**CHALLENGE:**
The data below should be printed in full, exactly, and without any of its images.

## BEGIN DATA PROVIDED

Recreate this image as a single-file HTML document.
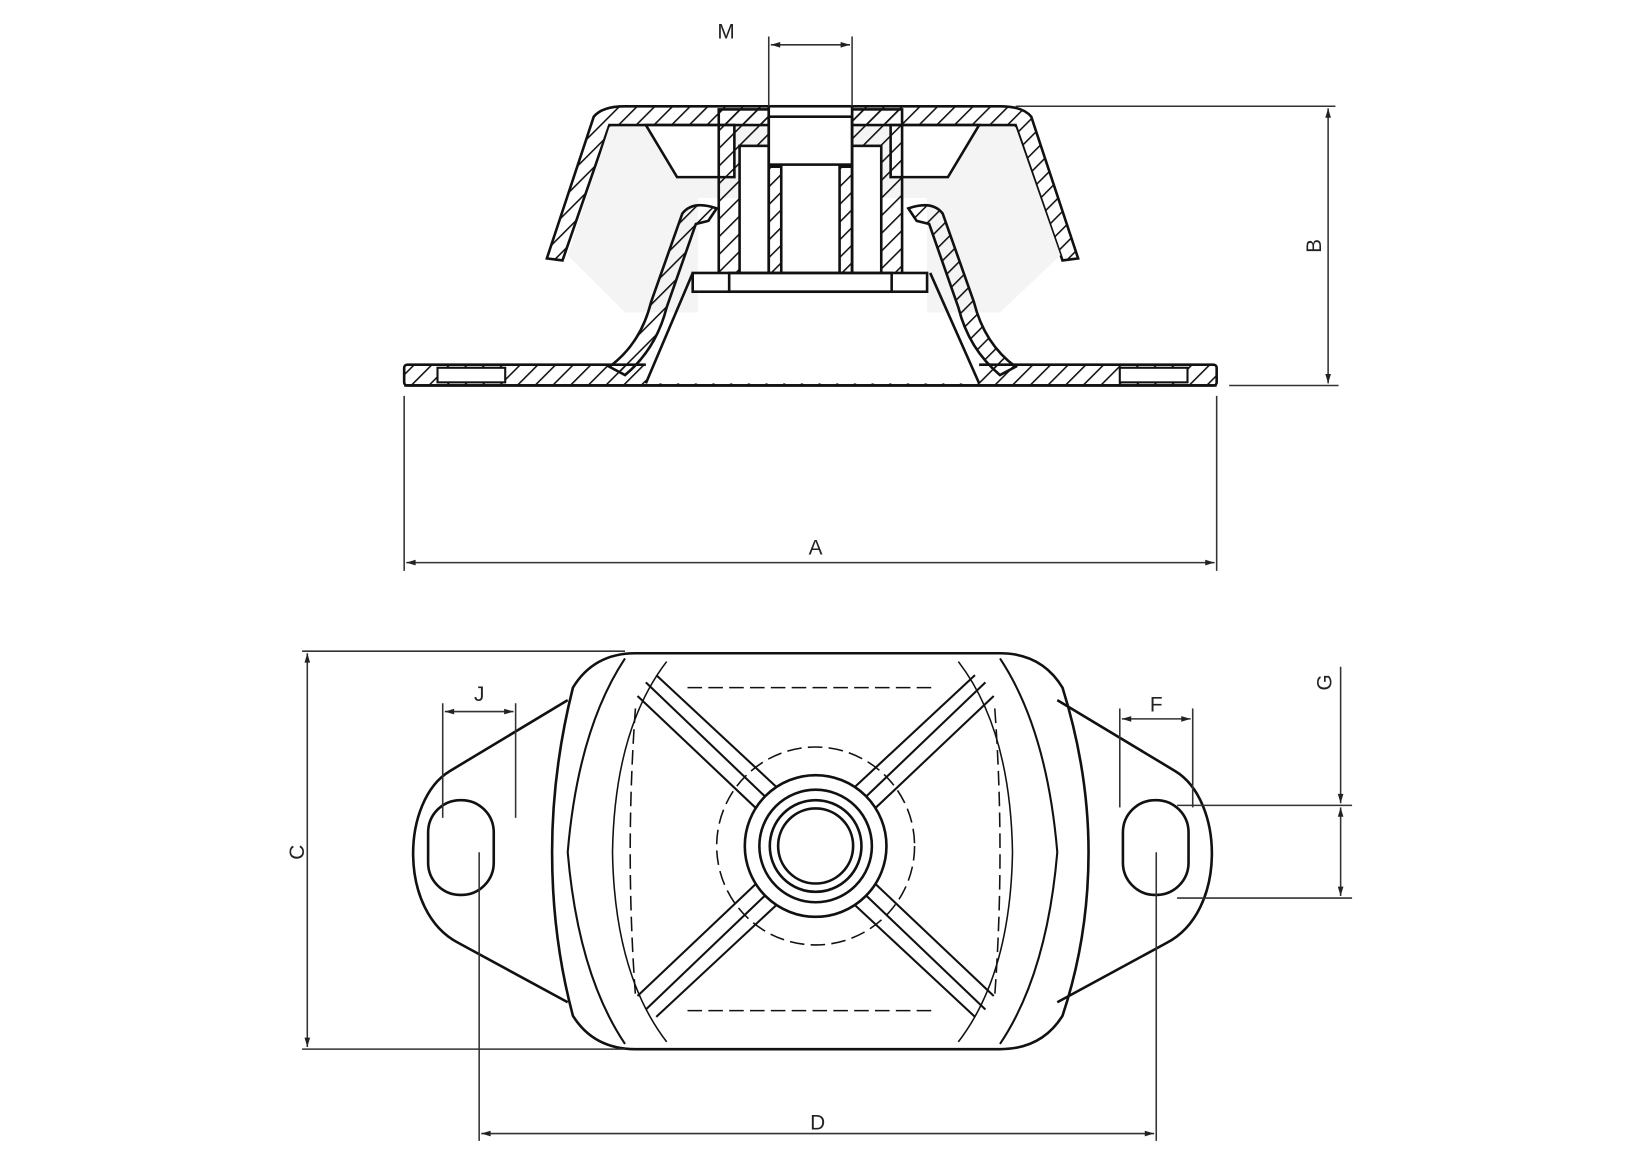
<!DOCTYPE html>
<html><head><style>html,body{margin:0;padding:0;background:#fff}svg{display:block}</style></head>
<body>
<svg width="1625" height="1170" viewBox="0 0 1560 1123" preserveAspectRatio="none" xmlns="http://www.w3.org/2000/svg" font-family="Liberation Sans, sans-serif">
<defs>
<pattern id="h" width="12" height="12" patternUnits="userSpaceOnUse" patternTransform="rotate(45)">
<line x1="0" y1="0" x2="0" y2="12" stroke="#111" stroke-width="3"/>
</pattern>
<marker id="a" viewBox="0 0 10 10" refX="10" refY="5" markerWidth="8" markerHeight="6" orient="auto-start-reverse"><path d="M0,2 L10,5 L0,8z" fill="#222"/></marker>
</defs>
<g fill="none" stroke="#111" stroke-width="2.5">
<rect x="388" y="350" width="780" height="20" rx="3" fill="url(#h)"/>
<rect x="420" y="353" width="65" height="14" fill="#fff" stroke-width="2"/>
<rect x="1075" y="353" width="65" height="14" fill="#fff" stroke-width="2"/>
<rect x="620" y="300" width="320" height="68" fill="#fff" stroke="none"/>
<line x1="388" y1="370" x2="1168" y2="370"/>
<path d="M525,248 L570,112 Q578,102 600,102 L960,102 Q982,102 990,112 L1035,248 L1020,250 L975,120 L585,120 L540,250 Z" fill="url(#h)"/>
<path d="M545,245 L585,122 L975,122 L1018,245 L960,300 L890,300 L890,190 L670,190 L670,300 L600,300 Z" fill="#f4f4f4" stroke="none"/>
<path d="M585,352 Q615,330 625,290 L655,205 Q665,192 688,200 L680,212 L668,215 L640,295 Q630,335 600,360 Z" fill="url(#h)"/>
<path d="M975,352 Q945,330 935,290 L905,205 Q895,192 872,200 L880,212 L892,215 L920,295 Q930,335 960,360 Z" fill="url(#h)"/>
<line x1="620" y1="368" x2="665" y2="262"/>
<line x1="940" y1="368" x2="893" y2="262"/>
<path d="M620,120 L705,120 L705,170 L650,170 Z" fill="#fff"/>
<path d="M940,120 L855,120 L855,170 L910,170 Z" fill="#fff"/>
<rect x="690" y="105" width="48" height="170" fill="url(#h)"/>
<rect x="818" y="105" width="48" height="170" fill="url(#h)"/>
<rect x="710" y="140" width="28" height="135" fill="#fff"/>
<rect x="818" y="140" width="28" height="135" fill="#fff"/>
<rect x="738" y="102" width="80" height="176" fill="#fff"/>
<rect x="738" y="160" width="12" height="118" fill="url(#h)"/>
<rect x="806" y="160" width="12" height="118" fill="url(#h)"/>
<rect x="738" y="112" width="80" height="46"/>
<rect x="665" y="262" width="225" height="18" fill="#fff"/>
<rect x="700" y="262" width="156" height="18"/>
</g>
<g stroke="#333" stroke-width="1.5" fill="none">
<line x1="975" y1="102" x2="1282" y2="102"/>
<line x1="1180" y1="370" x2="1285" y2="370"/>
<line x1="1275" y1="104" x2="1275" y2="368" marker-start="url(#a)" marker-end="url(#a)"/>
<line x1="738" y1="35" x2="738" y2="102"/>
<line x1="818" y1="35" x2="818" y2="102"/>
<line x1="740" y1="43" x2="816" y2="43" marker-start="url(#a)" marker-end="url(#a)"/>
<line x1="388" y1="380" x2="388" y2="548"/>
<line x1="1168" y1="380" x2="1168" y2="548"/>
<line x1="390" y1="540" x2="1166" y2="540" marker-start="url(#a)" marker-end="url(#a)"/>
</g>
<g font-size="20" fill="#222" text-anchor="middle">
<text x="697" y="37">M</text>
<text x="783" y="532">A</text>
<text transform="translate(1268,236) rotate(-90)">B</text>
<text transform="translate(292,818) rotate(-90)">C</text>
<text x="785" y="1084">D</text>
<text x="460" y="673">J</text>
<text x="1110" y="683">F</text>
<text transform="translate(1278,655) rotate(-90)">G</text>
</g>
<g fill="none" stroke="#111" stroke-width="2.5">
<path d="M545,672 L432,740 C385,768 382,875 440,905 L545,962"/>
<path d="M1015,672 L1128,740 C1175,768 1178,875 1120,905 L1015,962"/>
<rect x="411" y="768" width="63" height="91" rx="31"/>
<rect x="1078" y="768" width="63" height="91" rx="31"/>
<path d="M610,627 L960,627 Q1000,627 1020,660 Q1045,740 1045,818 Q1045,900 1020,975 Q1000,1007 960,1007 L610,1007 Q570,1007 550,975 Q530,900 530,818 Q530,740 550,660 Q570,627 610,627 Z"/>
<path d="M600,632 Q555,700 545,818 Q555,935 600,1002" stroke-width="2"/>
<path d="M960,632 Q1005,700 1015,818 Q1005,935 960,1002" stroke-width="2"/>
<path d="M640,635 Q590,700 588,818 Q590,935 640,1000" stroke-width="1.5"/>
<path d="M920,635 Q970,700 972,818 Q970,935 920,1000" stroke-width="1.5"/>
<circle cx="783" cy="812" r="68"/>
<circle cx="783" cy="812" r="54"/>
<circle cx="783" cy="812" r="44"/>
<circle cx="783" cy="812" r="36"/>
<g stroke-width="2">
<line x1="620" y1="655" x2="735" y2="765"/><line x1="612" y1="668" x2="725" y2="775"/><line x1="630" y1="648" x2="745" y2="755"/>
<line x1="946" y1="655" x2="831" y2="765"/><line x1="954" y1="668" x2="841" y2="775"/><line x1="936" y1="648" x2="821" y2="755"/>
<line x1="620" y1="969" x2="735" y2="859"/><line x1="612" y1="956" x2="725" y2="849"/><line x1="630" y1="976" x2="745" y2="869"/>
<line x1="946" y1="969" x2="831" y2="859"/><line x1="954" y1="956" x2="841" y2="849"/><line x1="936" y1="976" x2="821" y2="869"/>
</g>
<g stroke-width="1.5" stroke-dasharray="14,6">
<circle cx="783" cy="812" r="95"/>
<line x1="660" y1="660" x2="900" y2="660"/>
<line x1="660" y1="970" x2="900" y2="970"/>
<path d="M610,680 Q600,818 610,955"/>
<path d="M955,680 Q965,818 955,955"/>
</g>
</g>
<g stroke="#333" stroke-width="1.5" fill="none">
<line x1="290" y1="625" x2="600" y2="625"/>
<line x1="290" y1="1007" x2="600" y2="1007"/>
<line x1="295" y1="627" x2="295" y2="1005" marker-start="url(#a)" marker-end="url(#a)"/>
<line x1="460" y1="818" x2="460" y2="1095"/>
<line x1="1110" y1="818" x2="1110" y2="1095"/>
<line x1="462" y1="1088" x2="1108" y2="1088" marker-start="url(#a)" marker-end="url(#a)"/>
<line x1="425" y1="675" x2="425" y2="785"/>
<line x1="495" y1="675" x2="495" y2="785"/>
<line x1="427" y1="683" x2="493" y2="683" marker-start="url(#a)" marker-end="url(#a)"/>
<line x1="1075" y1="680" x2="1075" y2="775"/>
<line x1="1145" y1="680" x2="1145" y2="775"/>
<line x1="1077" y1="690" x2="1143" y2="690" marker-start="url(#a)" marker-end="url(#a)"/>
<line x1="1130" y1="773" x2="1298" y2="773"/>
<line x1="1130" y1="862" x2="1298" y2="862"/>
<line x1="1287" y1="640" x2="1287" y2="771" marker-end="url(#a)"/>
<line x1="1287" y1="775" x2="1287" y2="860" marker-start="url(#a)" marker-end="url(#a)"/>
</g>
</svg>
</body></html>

## END DATA PROVIDED

**SOLUTION TO THIS EXERCISE:**
Recreate this image as a single-file HTML document.
<!DOCTYPE html>
<html><head><style>html,body{margin:0;padding:0;background:#fff}svg{display:block}</style></head>
<body>
<svg width="1625" height="1170" viewBox="0 0 1560 1123" preserveAspectRatio="none" xmlns="http://www.w3.org/2000/svg" font-family="Liberation Sans, sans-serif">
<defs>
<pattern id="h" width="12" height="12" patternUnits="userSpaceOnUse" patternTransform="rotate(45)">
<line x1="0" y1="0" x2="0" y2="12" stroke="#111" stroke-width="3"/>
</pattern>
<marker id="a" viewBox="0 0 10 10" refX="10" refY="5" markerWidth="8" markerHeight="6" orient="auto-start-reverse"><path d="M0,2 L10,5 L0,8z" fill="#222"/></marker>
</defs>
<g fill="none" stroke="#111" stroke-width="2.5">
<rect x="388" y="350" width="780" height="20" rx="3" fill="url(#h)"/>
<rect x="420" y="353" width="65" height="14" fill="#fff" stroke-width="2"/>
<rect x="1075" y="353" width="65" height="14" fill="#fff" stroke-width="2"/>
<rect x="620" y="300" width="320" height="68" fill="#fff" stroke="none"/>
<line x1="388" y1="370" x2="1168" y2="370"/>
<path d="M525,248 L570,112 Q578,102 600,102 L960,102 Q982,102 990,112 L1035,248 L1020,250 L975,120 L585,120 L540,250 Z" fill="url(#h)"/>
<path d="M545,245 L585,122 L975,122 L1018,245 L960,300 L890,300 L890,190 L670,190 L670,300 L600,300 Z" fill="#f4f4f4" stroke="none"/>
<path d="M585,352 Q615,330 625,290 L655,205 Q665,192 688,200 L680,212 L668,215 L640,295 Q630,335 600,360 Z" fill="url(#h)"/>
<path d="M975,352 Q945,330 935,290 L905,205 Q895,192 872,200 L880,212 L892,215 L920,295 Q930,335 960,360 Z" fill="url(#h)"/>
<line x1="620" y1="368" x2="665" y2="262"/>
<line x1="940" y1="368" x2="893" y2="262"/>
<path d="M620,120 L705,120 L705,170 L650,170 Z" fill="#fff"/>
<path d="M940,120 L855,120 L855,170 L910,170 Z" fill="#fff"/>
<rect x="690" y="105" width="48" height="170" fill="url(#h)"/>
<rect x="818" y="105" width="48" height="170" fill="url(#h)"/>
<rect x="710" y="140" width="28" height="135" fill="#fff"/>
<rect x="818" y="140" width="28" height="135" fill="#fff"/>
<rect x="738" y="102" width="80" height="176" fill="#fff"/>
<rect x="738" y="160" width="12" height="118" fill="url(#h)"/>
<rect x="806" y="160" width="12" height="118" fill="url(#h)"/>
<rect x="738" y="112" width="80" height="46"/>
<rect x="665" y="262" width="225" height="18" fill="#fff"/>
<rect x="700" y="262" width="156" height="18"/>
</g>
<g stroke="#333" stroke-width="1.5" fill="none">
<line x1="975" y1="102" x2="1282" y2="102"/>
<line x1="1180" y1="370" x2="1285" y2="370"/>
<line x1="1275" y1="104" x2="1275" y2="368" marker-start="url(#a)" marker-end="url(#a)"/>
<line x1="738" y1="35" x2="738" y2="102"/>
<line x1="818" y1="35" x2="818" y2="102"/>
<line x1="740" y1="43" x2="816" y2="43" marker-start="url(#a)" marker-end="url(#a)"/>
<line x1="388" y1="380" x2="388" y2="548"/>
<line x1="1168" y1="380" x2="1168" y2="548"/>
<line x1="390" y1="540" x2="1166" y2="540" marker-start="url(#a)" marker-end="url(#a)"/>
</g>
<g font-size="20" fill="#222" text-anchor="middle">
<text x="697" y="37">M</text>
<text x="783" y="532">A</text>
<text transform="translate(1268,236) rotate(-90)">B</text>
<text transform="translate(292,818) rotate(-90)">C</text>
<text x="785" y="1084">D</text>
<text x="460" y="673">J</text>
<text x="1110" y="683">F</text>
<text transform="translate(1278,655) rotate(-90)">G</text>
</g>
<g fill="none" stroke="#111" stroke-width="2.5">
<path d="M545,672 L432,740 C385,768 382,875 440,905 L545,962"/>
<path d="M1015,672 L1128,740 C1175,768 1178,875 1120,905 L1015,962"/>
<rect x="411" y="768" width="63" height="91" rx="31"/>
<rect x="1078" y="768" width="63" height="91" rx="31"/>
<path d="M610,627 L960,627 Q1000,627 1020,660 Q1045,740 1045,818 Q1045,900 1020,975 Q1000,1007 960,1007 L610,1007 Q570,1007 550,975 Q530,900 530,818 Q530,740 550,660 Q570,627 610,627 Z"/>
<path d="M600,632 Q555,700 545,818 Q555,935 600,1002" stroke-width="2"/>
<path d="M960,632 Q1005,700 1015,818 Q1005,935 960,1002" stroke-width="2"/>
<path d="M640,635 Q590,700 588,818 Q590,935 640,1000" stroke-width="1.5"/>
<path d="M920,635 Q970,700 972,818 Q970,935 920,1000" stroke-width="1.5"/>
<circle cx="783" cy="812" r="68"/>
<circle cx="783" cy="812" r="54"/>
<circle cx="783" cy="812" r="44"/>
<circle cx="783" cy="812" r="36"/>
<g stroke-width="2">
<line x1="620" y1="655" x2="735" y2="765"/><line x1="612" y1="668" x2="725" y2="775"/><line x1="630" y1="648" x2="745" y2="755"/>
<line x1="946" y1="655" x2="831" y2="765"/><line x1="954" y1="668" x2="841" y2="775"/><line x1="936" y1="648" x2="821" y2="755"/>
<line x1="620" y1="969" x2="735" y2="859"/><line x1="612" y1="956" x2="725" y2="849"/><line x1="630" y1="976" x2="745" y2="869"/>
<line x1="946" y1="969" x2="831" y2="859"/><line x1="954" y1="956" x2="841" y2="849"/><line x1="936" y1="976" x2="821" y2="869"/>
</g>
<g stroke-width="1.5" stroke-dasharray="14,6">
<circle cx="783" cy="812" r="95"/>
<line x1="660" y1="660" x2="900" y2="660"/>
<line x1="660" y1="970" x2="900" y2="970"/>
<path d="M610,680 Q600,818 610,955"/>
<path d="M955,680 Q965,818 955,955"/>
</g>
</g>
<g stroke="#333" stroke-width="1.5" fill="none">
<line x1="290" y1="625" x2="600" y2="625"/>
<line x1="290" y1="1007" x2="600" y2="1007"/>
<line x1="295" y1="627" x2="295" y2="1005" marker-start="url(#a)" marker-end="url(#a)"/>
<line x1="460" y1="818" x2="460" y2="1095"/>
<line x1="1110" y1="818" x2="1110" y2="1095"/>
<line x1="462" y1="1088" x2="1108" y2="1088" marker-start="url(#a)" marker-end="url(#a)"/>
<line x1="425" y1="675" x2="425" y2="785"/>
<line x1="495" y1="675" x2="495" y2="785"/>
<line x1="427" y1="683" x2="493" y2="683" marker-start="url(#a)" marker-end="url(#a)"/>
<line x1="1075" y1="680" x2="1075" y2="775"/>
<line x1="1145" y1="680" x2="1145" y2="775"/>
<line x1="1077" y1="690" x2="1143" y2="690" marker-start="url(#a)" marker-end="url(#a)"/>
<line x1="1130" y1="773" x2="1298" y2="773"/>
<line x1="1130" y1="862" x2="1298" y2="862"/>
<line x1="1287" y1="640" x2="1287" y2="771" marker-end="url(#a)"/>
<line x1="1287" y1="775" x2="1287" y2="860" marker-start="url(#a)" marker-end="url(#a)"/>
</g>
</svg>
</body></html>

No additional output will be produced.